Sorry if I ruffled your feathers.

I probably shouldn't bother because, y'know, you'll just claim you know "my type". And I'm guessing you consider
lecturing a pejorative? I'm not certain how your responses to me have been any less
lecturing than mine to you, but whatever.
But again, you aren't reading what I've written. I initially asked for empirical evidence that training jump shooting trains a person's FT ability. That's very different from asking if good three point shooters are also good FT shooters in the real world.
Btw, you did notice that not all of the top 3 point shooters in your link are over 80% Ft shooters, right? And this despite the fact that all of those guys train both 3pt shooting and FT shooting fairly seriously. Rather hard to believe, isn't it?
redcpedt asked:There is a reasonable question being lost in this argument, namely why is any player in this game bad enough to miss all 1700 FTA in his career? Just playing and training for 15 seasons would result in improvement.
In the real world, sure. But this is a simulation where the manner in which players improve is very much nothing like how a person in the real world improves. The only reason there are players in this game who manage to take that many FTs and miss them is because the people playing the game have decided to never train FT. In the real world, I doubt you could find a basketball player at any level who doesn't train FTs at least a little bit every week, if not day. In BuzzerBeater it is something many refuse to train (and then come to the forums and complain about their poor FT shooters) so you end up with these oddities - guys who make Shaq look like a FT god!

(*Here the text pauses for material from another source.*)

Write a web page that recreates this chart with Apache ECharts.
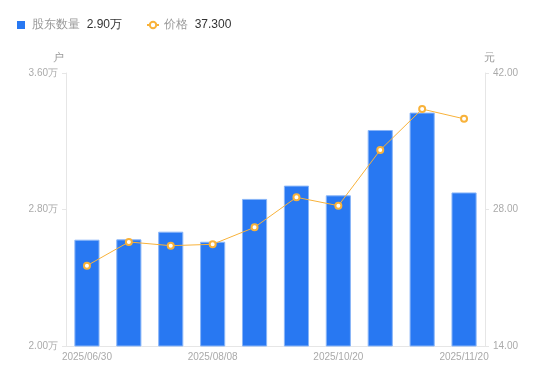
<!DOCTYPE html>
<html>
<head>
<meta charset="utf-8">
<script src="https://cdn.jsdelivr.net/npm/echarts@6/dist/echarts.min.js"></script>
<style>html,body{margin:0;padding:0;background:#fff;}#c{width:550px;height:381px;}</style>
</head>
<body>
<div id="c"></div>
<script>
var categories = ['2025/06/30','2025/07/10','2025/07/20','2025/08/08','2025/08/29','2025/09/30','2025/10/20','2025/10/31','2025/11/10','2025/11/20'];
var holders = [2.623, 2.625, 2.670, 2.611, 2.862, 2.940, 2.883, 3.266, 3.368, 2.900];
var prices = [22.24, 24.67, 24.29, 24.43, 26.17, 29.25, 28.39, 34.10, 38.30, 37.30];
var leftTicks = [2.0, 3.6, 0.8];
var rightTicks = [14, 42, 14];

var chart = echarts.init(document.getElementById('c'));
var lastH = holders[holders.length - 1].toFixed(2) + '万';
var lastP = prices[prices.length - 1].toFixed(3);
chart.setOption({
  animation: false,
  legend: {
    left: 12, top: 14,
    itemGap: 24,
    itemWidth: 12, itemHeight: 8,
    data: [{name: '股东数量', icon: 'path://M0,0h8v8h-8z', itemStyle: {borderWidth: 0, color: '#2878f2'}}, {name: '价格'}],
    formatter: function (n) {
      return '{n|' + n + '}  {v|' + (n === '股东数量' ? lastH : lastP) + '}';
    },
    textStyle: {
      rich: {
        n: {color: '#999', fontSize: 12},
        v: {color: '#333', fontSize: 12}
      }
    }
  },
  grid: {left: 66, right: 65, top: 73, bottom: 35},
  xAxis: {
    type: 'category',
    data: categories,
    axisLine: {lineStyle: {color: '#e6e6e6'}},
    axisTick: {show: false},
    axisLabel: {color: '#aaa', fontSize: 10, interval: 2, margin: 6}
  },
  yAxis: [{
    type: 'value',
    name: '户',
    nameTextStyle: {color: '#999', fontSize: 11, padding: [0, 16, 0, 0]},
    nameGap: 10,
    min: leftTicks[0], max: leftTicks[1], interval: leftTicks[2],
    axisLine: {show: true, lineStyle: {color: '#e6e6e6'}},
    axisTick: {show: true, length: 4, lineStyle: {color: '#e6e6e6'}},
    splitLine: {show: false},
    axisLabel: {color: '#aaa', fontSize: 10, margin: 8, formatter: function (v) { return v.toFixed(2) + '万'; }}
  }, {
    type: 'value',
    name: '元',
    nameTextStyle: {color: '#999', fontSize: 11, padding: [0, 0, 0, 8]},
    nameGap: 10,
    min: rightTicks[0], max: rightTicks[1], interval: rightTicks[2],
    axisLine: {show: true, lineStyle: {color: '#e6e6e6'}},
    axisTick: {show: true, length: 4, lineStyle: {color: '#e6e6e6'}},
    splitLine: {show: false},
    axisLabel: {color: '#aaa', fontSize: 10, margin: 8, formatter: function (v) { return v.toFixed(2); }}
  }],
  series: [{
    name: '股东数量',
    type: 'bar',
    yAxisIndex: 0,
    data: holders,
    barWidth: '60%',
    itemStyle: {color: '#2878f2', borderColor: '#8ab6f8', borderWidth: 1}
  }, {
    name: '价格',
    type: 'line',
    yAxisIndex: 1,
    data: prices,
    symbol: 'emptyCircle',
    symbolSize: 6,
    lineStyle: {color: '#f8b23a', width: 1},
    itemStyle: {color: '#f8b23a', borderWidth: 2}
  }]
});
</script>
</body>
</html>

Most teams have at least two weeks a season where they will only have two games. Just taking one of those weeks each season (heck, even every other season) will turn a 0% FT shooter into a more realistic terrible FT shooter in fairly short order.
They already changed the training once to add "cross-training" due to how silly and unrealistic many people were training their players and then complaining about so many players being uni-dimensional. While I'm not in favor of it, perhaps they should reduce the amount of JS and JR training one gets when training Jump Shot and put that percentage toward FT shooting. Of course, then people will complain about how slow Jump Shot training improves JS and JR. I just don't think it is really needed, given how easy it is for anyone to actually improve FT if they truly care about it.